**What is asked**: Write out the listing from the line with "Clone this diagram in TikZ." to the line with "(mel) at (1059,163)", both lines included, exactly and nothing beyond. Leave pictures out.

## start Material

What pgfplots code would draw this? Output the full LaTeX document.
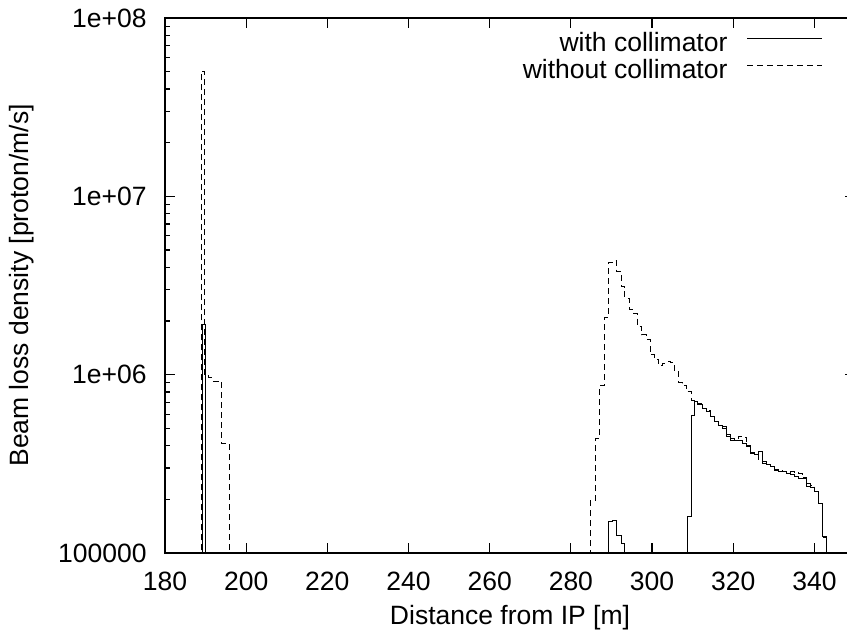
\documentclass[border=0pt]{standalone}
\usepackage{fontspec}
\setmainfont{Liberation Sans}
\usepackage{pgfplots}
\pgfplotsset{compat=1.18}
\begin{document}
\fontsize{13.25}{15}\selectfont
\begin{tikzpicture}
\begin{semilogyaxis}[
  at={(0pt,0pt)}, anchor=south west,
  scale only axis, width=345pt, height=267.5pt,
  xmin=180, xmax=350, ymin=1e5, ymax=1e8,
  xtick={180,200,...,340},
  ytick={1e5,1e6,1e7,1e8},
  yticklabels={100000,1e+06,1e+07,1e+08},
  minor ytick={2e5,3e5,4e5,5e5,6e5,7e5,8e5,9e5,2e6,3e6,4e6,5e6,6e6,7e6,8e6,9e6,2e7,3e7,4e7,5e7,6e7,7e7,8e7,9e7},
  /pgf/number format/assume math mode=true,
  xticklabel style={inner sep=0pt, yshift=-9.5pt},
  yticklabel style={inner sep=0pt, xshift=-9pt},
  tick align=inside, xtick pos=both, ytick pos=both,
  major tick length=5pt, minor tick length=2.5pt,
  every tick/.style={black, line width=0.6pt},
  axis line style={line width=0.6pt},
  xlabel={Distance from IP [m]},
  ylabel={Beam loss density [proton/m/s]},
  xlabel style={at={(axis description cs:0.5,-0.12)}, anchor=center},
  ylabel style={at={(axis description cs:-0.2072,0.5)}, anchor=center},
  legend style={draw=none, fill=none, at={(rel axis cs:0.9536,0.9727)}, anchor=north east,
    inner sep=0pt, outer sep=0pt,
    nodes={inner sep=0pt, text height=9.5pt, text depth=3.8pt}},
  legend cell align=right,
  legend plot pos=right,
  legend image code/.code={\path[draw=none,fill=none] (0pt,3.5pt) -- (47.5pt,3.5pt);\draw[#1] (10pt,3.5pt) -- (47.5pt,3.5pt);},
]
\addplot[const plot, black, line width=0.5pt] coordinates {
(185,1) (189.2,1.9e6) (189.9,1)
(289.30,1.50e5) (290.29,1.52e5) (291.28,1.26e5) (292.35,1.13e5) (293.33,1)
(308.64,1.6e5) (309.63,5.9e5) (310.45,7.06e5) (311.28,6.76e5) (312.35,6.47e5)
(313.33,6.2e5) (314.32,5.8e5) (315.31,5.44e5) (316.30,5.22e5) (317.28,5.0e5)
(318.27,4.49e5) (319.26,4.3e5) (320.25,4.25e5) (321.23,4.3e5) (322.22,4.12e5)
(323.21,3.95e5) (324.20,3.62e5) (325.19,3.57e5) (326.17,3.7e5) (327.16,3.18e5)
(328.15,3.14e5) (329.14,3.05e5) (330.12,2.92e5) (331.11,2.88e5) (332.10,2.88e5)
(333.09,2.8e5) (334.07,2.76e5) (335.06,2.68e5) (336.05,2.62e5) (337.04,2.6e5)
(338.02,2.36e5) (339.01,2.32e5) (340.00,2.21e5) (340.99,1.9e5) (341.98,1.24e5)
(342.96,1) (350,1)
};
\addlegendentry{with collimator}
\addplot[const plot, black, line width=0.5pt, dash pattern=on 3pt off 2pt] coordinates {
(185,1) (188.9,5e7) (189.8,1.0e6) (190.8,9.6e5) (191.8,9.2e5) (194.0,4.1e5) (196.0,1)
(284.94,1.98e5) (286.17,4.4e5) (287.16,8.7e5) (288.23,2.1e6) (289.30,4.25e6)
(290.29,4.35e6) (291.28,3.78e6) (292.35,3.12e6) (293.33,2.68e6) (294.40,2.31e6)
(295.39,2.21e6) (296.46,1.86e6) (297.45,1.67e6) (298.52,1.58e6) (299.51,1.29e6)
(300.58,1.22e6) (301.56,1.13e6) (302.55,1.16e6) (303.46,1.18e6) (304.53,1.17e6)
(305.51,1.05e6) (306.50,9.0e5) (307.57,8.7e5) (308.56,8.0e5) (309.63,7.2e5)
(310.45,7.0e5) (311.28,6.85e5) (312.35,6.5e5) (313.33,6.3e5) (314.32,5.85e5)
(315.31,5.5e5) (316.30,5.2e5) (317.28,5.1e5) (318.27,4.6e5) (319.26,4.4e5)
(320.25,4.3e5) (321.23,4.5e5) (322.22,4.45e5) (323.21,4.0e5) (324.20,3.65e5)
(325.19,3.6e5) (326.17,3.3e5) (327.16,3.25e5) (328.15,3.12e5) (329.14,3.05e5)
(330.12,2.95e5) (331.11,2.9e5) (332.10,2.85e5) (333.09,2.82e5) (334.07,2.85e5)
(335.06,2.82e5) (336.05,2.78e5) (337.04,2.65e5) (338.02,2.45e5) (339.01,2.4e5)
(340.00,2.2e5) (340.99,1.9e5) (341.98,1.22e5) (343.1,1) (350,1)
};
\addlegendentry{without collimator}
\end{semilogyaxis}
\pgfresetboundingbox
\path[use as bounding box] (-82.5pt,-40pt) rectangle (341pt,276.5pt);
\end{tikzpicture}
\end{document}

## end Material
## start Material

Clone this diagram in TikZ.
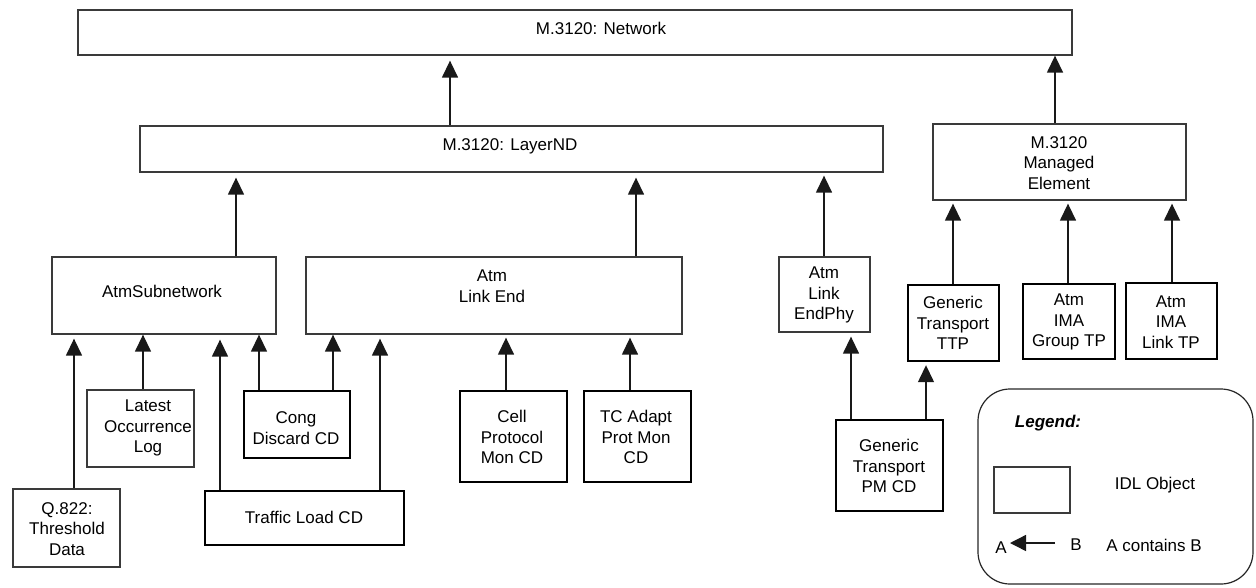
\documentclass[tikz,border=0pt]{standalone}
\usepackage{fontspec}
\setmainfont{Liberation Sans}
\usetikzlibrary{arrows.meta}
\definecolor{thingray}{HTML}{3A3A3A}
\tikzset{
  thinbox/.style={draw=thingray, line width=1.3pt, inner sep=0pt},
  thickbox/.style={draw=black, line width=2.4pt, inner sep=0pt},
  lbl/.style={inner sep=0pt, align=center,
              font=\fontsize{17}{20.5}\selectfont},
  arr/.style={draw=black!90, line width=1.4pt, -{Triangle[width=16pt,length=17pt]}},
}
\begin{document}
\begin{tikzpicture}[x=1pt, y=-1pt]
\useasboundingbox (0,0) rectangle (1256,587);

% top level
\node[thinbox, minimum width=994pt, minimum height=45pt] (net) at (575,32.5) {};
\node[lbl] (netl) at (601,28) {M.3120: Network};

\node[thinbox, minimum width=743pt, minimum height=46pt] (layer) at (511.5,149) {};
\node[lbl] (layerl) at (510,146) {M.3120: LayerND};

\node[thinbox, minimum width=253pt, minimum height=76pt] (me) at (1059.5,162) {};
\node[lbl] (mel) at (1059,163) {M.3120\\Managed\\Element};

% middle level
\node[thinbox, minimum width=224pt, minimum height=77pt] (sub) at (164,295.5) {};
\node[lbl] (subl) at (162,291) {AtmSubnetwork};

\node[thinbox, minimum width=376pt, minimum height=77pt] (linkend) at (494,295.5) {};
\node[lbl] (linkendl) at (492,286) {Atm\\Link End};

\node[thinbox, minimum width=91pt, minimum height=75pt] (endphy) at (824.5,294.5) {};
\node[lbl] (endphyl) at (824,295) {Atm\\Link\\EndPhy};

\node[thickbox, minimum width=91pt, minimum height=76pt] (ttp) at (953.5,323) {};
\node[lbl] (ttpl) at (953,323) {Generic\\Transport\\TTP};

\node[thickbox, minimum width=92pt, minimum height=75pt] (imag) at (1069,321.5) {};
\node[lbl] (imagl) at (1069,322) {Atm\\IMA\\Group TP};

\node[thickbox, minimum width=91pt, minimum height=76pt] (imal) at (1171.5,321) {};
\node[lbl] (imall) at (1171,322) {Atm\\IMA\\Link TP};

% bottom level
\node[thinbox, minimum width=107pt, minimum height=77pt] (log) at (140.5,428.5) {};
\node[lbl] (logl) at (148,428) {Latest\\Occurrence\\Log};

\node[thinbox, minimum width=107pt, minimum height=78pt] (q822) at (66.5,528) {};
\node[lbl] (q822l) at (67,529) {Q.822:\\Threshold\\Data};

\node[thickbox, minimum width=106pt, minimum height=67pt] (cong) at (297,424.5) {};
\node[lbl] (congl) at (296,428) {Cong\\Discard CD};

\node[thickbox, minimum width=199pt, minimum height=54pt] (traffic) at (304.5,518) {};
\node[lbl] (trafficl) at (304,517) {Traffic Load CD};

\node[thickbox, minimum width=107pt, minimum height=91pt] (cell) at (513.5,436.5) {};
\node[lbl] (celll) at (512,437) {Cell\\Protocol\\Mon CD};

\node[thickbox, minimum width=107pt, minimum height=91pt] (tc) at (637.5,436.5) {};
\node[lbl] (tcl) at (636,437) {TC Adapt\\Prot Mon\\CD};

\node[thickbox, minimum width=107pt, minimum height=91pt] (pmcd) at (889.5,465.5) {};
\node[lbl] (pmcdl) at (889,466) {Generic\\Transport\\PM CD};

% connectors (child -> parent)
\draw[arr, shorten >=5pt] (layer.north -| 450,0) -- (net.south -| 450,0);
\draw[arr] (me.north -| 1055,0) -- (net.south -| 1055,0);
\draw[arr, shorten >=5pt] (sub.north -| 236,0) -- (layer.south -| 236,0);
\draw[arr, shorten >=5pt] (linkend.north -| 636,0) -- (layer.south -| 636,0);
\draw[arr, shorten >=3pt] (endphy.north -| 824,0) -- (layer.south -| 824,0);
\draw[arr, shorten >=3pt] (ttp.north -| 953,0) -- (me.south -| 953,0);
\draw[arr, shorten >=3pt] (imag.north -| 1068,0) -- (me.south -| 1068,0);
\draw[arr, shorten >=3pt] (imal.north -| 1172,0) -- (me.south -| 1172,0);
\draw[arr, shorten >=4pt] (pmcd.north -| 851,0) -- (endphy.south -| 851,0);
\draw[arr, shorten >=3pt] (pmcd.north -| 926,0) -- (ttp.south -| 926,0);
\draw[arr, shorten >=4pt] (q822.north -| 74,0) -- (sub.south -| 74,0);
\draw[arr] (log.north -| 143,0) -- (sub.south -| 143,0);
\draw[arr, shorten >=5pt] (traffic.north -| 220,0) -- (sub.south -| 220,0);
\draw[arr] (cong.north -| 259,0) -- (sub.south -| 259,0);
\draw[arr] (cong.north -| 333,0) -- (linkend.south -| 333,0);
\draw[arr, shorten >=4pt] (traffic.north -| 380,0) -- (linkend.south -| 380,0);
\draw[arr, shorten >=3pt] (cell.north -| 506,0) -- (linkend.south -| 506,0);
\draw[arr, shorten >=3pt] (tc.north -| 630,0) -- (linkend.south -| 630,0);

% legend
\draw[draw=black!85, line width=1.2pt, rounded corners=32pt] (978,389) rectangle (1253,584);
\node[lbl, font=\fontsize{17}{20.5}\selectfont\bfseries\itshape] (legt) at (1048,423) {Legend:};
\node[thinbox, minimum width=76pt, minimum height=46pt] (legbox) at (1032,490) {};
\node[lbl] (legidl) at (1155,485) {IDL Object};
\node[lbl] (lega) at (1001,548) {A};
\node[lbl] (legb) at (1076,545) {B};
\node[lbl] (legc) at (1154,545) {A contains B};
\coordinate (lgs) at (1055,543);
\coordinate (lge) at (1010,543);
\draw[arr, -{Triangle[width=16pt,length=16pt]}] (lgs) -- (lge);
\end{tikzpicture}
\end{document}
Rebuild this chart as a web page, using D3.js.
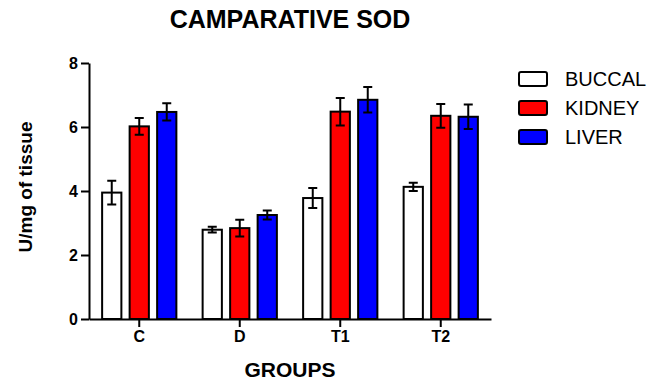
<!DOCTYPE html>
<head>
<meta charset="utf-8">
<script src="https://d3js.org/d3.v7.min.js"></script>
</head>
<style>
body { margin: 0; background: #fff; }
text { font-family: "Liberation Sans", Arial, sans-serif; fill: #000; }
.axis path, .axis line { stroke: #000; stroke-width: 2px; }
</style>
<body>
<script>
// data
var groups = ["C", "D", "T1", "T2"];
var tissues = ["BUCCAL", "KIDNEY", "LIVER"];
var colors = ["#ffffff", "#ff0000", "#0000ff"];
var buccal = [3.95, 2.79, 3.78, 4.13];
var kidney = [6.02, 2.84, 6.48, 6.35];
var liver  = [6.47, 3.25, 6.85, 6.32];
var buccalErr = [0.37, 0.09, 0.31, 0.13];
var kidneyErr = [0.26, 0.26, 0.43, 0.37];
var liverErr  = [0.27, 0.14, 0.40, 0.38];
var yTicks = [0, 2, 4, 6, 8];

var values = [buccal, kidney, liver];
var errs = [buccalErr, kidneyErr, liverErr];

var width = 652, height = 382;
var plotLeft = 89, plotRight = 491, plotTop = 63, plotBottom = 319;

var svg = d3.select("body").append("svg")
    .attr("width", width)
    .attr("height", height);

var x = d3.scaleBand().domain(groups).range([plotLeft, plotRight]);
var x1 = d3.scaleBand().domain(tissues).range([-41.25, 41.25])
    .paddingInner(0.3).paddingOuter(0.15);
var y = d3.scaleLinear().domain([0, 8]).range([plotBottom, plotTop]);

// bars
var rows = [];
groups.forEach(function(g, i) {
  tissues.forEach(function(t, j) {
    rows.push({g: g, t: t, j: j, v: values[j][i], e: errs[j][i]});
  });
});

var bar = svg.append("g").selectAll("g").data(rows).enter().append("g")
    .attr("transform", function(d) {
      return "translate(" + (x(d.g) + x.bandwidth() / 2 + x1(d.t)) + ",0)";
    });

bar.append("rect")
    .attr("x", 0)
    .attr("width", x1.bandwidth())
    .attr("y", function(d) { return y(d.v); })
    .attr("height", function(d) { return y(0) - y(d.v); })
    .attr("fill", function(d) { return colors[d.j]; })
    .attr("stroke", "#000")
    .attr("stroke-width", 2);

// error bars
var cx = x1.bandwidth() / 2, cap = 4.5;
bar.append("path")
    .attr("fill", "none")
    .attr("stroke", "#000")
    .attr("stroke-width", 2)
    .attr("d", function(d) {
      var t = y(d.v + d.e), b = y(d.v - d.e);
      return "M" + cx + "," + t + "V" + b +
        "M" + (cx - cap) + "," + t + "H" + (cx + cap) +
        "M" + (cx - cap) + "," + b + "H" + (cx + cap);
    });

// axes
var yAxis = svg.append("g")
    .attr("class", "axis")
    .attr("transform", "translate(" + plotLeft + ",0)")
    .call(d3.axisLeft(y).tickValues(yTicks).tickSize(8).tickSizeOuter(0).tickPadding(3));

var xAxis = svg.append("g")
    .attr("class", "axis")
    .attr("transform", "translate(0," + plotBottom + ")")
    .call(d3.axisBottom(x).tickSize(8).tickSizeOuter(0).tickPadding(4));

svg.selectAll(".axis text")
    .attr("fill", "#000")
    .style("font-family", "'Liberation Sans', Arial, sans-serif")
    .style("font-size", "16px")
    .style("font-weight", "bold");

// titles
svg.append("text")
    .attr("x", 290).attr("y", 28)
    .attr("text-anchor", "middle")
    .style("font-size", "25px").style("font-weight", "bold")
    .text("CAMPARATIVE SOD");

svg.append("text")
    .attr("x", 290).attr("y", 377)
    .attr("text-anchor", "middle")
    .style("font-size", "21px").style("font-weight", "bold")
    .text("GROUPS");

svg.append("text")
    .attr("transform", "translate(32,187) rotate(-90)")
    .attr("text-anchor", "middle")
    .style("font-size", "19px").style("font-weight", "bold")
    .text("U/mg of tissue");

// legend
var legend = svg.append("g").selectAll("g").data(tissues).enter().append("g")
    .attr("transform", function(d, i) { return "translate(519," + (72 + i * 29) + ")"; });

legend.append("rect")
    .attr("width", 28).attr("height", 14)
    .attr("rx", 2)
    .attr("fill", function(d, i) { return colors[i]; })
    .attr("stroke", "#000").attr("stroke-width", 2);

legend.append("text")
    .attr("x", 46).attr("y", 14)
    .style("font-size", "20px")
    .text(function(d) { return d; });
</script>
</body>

## end Material
## start Material

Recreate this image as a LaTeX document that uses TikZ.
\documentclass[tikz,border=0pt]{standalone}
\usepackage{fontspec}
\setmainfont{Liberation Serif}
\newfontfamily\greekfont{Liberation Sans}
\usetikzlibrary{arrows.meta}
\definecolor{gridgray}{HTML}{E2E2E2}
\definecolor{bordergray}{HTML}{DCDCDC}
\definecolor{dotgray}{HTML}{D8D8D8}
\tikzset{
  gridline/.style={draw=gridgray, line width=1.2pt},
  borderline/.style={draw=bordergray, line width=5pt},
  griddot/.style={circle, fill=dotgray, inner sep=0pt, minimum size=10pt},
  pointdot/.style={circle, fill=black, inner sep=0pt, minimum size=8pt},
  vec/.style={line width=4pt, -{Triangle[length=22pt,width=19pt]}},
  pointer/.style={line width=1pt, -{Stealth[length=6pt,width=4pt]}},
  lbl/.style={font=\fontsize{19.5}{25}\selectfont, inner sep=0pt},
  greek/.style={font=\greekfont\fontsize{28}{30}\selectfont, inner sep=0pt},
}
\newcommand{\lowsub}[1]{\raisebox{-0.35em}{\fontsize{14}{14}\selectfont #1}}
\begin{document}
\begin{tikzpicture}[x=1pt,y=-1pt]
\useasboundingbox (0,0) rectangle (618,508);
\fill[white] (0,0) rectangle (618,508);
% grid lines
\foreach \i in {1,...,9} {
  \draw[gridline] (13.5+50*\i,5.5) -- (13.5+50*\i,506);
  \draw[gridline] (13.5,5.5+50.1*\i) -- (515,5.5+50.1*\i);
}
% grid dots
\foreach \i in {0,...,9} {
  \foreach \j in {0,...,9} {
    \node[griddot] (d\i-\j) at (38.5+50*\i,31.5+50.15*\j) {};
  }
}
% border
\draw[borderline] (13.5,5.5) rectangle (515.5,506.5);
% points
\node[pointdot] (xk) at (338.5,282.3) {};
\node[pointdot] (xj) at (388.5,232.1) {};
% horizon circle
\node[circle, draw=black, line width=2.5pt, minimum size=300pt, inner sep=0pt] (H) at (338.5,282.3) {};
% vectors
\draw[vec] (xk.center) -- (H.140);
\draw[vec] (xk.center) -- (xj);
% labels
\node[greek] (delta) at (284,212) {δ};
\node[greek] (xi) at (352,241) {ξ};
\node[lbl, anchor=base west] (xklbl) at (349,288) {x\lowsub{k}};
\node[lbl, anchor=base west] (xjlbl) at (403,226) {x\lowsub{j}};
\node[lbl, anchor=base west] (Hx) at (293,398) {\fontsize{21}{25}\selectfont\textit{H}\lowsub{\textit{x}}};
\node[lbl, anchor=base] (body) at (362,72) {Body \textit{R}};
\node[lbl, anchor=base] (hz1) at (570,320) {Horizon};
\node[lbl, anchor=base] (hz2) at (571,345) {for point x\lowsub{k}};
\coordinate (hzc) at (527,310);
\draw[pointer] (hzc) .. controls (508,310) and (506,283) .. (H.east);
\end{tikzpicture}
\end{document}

## end Material

**Task result**:
Clone this diagram in TikZ.
\documentclass[tikz,border=0pt]{standalone}
\usepackage{fontspec}
\setmainfont{Liberation Sans}
\usetikzlibrary{arrows.meta}
\definecolor{thingray}{HTML}{3A3A3A}
\tikzset{
  thinbox/.style={draw=thingray, line width=1.3pt, inner sep=0pt},
  thickbox/.style={draw=black, line width=2.4pt, inner sep=0pt},
  lbl/.style={inner sep=0pt, align=center,
              font=\fontsize{17}{20.5}\selectfont},
  arr/.style={draw=black!90, line width=1.4pt, -{Triangle[width=16pt,length=17pt]}},
}
\begin{document}
\begin{tikzpicture}[x=1pt, y=-1pt]
\useasboundingbox (0,0) rectangle (1256,587);

% top level
\node[thinbox, minimum width=994pt, minimum height=45pt] (net) at (575,32.5) {};
\node[lbl] (netl) at (601,28) {M.3120: Network};

\node[thinbox, minimum width=743pt, minimum height=46pt] (layer) at (511.5,149) {};
\node[lbl] (layerl) at (510,146) {M.3120: LayerND};

\node[thinbox, minimum width=253pt, minimum height=76pt] (me) at (1059.5,162) {};
\node[lbl] (mel) at (1059,163) {M.3120\\Managed\\Element};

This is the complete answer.